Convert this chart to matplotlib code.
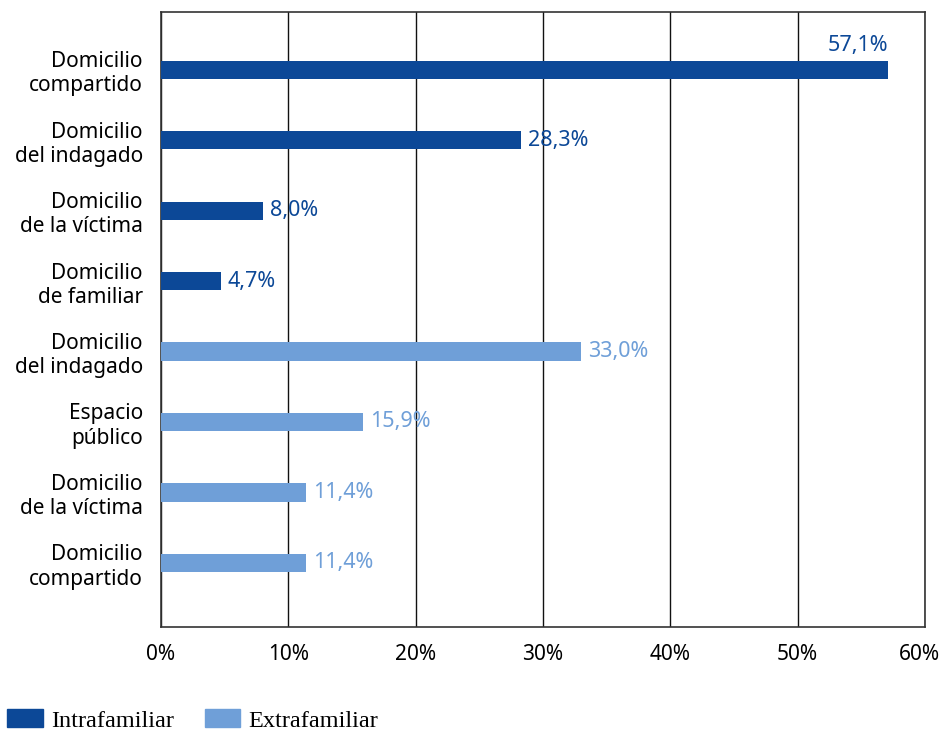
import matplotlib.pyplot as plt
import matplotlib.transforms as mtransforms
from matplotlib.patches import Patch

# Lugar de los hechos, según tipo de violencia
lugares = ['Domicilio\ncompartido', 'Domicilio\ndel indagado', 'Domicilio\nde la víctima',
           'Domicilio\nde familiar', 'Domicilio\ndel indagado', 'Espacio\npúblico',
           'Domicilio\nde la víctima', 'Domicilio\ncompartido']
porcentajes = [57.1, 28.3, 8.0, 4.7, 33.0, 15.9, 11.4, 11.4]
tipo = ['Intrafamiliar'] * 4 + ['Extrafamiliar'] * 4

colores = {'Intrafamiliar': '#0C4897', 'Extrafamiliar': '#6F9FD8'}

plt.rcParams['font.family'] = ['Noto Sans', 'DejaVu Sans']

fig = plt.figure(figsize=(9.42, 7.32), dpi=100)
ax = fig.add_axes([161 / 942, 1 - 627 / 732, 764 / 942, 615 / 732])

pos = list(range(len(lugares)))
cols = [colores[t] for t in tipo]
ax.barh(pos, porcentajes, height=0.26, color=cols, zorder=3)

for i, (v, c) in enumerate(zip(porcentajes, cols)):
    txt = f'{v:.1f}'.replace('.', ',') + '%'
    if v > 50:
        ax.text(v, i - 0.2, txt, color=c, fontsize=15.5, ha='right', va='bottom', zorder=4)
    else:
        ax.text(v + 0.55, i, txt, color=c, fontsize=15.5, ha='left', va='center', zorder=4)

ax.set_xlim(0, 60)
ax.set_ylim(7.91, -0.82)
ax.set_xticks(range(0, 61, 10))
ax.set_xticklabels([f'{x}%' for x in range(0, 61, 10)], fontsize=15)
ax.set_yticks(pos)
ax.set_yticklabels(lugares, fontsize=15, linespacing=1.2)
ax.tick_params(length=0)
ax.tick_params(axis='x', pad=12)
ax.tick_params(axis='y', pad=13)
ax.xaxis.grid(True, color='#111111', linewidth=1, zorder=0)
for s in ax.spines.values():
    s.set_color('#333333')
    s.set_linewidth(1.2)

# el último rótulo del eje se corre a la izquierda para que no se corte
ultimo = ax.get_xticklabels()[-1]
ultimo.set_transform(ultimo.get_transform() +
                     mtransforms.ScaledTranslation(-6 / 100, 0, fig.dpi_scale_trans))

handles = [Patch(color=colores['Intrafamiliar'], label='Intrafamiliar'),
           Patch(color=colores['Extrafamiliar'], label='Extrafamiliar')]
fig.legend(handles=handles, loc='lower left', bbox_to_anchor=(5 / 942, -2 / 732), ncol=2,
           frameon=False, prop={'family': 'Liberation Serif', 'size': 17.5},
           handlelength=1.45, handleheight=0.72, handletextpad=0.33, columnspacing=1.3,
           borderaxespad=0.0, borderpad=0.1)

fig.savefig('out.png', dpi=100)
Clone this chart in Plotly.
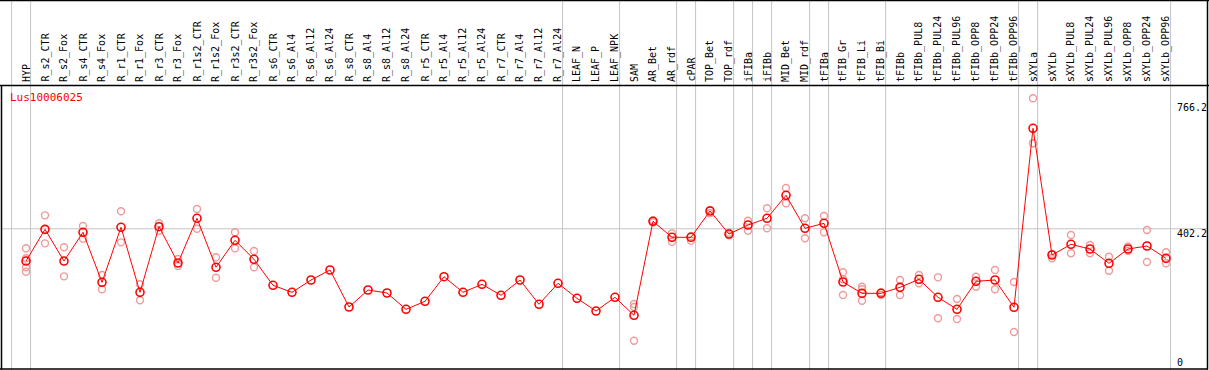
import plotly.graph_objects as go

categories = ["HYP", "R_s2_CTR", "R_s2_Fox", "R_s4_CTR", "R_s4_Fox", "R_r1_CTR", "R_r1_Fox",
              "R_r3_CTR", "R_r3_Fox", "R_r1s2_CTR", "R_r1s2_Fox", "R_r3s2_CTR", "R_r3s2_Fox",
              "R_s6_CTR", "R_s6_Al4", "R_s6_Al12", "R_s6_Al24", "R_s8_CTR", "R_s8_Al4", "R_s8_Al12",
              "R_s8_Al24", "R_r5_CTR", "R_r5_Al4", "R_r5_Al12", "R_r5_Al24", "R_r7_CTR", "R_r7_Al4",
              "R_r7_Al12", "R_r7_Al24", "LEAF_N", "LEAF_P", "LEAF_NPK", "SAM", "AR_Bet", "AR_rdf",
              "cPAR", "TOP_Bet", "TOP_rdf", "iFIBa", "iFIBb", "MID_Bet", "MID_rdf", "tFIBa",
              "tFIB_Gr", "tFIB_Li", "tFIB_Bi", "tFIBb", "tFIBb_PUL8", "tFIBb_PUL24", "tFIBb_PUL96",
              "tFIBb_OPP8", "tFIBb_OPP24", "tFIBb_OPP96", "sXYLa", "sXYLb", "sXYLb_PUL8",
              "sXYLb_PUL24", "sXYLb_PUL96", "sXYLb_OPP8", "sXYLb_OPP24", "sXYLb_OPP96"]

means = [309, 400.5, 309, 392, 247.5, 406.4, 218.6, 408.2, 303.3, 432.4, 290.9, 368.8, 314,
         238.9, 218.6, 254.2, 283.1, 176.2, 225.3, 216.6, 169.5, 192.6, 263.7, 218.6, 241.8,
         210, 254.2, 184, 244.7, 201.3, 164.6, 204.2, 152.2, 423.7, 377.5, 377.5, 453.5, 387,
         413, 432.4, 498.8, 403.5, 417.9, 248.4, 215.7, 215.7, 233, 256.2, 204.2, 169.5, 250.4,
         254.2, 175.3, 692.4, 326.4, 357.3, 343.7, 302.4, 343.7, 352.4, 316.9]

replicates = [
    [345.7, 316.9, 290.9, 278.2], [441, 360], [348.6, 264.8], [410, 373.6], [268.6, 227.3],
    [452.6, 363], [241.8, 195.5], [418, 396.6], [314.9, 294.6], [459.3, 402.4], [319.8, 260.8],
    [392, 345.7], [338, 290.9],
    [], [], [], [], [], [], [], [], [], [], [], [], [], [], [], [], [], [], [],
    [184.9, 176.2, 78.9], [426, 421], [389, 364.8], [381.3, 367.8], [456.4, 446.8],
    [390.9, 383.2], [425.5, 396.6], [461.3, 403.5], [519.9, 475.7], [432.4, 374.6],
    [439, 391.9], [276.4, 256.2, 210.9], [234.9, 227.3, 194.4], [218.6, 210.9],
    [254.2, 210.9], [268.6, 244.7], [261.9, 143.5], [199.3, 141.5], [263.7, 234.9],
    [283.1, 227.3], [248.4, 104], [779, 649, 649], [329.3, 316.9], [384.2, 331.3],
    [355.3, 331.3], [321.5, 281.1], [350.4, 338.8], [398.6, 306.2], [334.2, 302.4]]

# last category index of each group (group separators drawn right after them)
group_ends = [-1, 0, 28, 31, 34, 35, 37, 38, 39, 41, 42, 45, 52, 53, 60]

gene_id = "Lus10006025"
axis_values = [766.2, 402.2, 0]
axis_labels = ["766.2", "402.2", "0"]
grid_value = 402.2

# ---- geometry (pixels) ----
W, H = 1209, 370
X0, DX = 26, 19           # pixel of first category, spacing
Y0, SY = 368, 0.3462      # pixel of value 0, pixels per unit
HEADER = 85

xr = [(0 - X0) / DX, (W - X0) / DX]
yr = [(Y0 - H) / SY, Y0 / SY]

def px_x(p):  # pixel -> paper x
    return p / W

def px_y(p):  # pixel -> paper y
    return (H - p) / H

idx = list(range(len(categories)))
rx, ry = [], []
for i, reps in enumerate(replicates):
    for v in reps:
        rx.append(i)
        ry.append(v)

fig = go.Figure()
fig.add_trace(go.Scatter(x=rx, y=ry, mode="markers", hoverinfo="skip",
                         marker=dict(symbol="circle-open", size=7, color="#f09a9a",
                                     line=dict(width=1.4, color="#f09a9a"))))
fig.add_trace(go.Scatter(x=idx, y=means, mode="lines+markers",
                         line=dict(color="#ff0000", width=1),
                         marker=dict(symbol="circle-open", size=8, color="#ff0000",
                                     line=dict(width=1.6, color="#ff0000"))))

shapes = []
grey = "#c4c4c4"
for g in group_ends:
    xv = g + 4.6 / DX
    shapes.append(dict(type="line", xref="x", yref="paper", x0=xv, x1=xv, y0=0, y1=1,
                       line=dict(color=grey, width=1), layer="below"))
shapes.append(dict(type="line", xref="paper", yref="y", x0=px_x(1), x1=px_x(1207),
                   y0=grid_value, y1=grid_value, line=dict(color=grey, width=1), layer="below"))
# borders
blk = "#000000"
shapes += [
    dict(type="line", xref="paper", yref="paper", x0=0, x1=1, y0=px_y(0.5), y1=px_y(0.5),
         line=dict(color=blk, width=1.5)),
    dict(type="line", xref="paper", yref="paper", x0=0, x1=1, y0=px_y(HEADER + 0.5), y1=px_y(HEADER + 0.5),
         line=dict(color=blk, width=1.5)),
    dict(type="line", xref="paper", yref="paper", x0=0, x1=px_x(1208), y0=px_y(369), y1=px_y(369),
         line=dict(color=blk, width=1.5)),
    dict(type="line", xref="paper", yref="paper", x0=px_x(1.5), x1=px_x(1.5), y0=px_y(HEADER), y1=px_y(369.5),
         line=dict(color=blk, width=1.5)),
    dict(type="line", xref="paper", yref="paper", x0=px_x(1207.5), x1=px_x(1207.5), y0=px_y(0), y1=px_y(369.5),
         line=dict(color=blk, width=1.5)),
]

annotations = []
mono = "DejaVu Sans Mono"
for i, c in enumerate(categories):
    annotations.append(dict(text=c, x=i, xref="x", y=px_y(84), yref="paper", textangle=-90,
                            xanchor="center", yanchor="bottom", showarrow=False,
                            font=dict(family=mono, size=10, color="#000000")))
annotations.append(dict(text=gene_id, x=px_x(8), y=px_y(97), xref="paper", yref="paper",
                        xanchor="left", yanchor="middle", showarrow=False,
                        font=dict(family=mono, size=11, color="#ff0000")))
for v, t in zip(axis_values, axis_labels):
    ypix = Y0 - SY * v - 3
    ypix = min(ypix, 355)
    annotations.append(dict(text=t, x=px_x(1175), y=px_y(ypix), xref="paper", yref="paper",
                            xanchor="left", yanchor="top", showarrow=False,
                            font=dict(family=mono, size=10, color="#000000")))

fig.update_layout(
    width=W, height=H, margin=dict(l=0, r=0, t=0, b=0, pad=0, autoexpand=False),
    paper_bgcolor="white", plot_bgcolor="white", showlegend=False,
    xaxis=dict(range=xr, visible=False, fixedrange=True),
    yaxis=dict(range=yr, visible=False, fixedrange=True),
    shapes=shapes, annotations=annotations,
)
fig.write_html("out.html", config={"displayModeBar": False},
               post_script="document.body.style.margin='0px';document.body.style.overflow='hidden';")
★ ★ ★ ★ ★
Starting at the top of the listing above, please restate word for word each line up to and including the one that holds "ax = fig.add_axes([161", omitting every image.

TASK SOLUTION:
Convert this chart to matplotlib code.
import matplotlib.pyplot as plt
import matplotlib.transforms as mtransforms
from matplotlib.patches import Patch

# Lugar de los hechos, según tipo de violencia
lugares = ['Domicilio\ncompartido', 'Domicilio\ndel indagado', 'Domicilio\nde la víctima',
           'Domicilio\nde familiar', 'Domicilio\ndel indagado', 'Espacio\npúblico',
           'Domicilio\nde la víctima', 'Domicilio\ncompartido']
porcentajes = [57.1, 28.3, 8.0, 4.7, 33.0, 15.9, 11.4, 11.4]
tipo = ['Intrafamiliar'] * 4 + ['Extrafamiliar'] * 4

colores = {'Intrafamiliar': '#0C4897', 'Extrafamiliar': '#6F9FD8'}

plt.rcParams['font.family'] = ['Noto Sans', 'DejaVu Sans']

fig = plt.figure(figsize=(9.42, 7.32), dpi=100)
ax = fig.add_axes([161 / 942, 1 - 627 / 732, 764 / 942, 615 / 732])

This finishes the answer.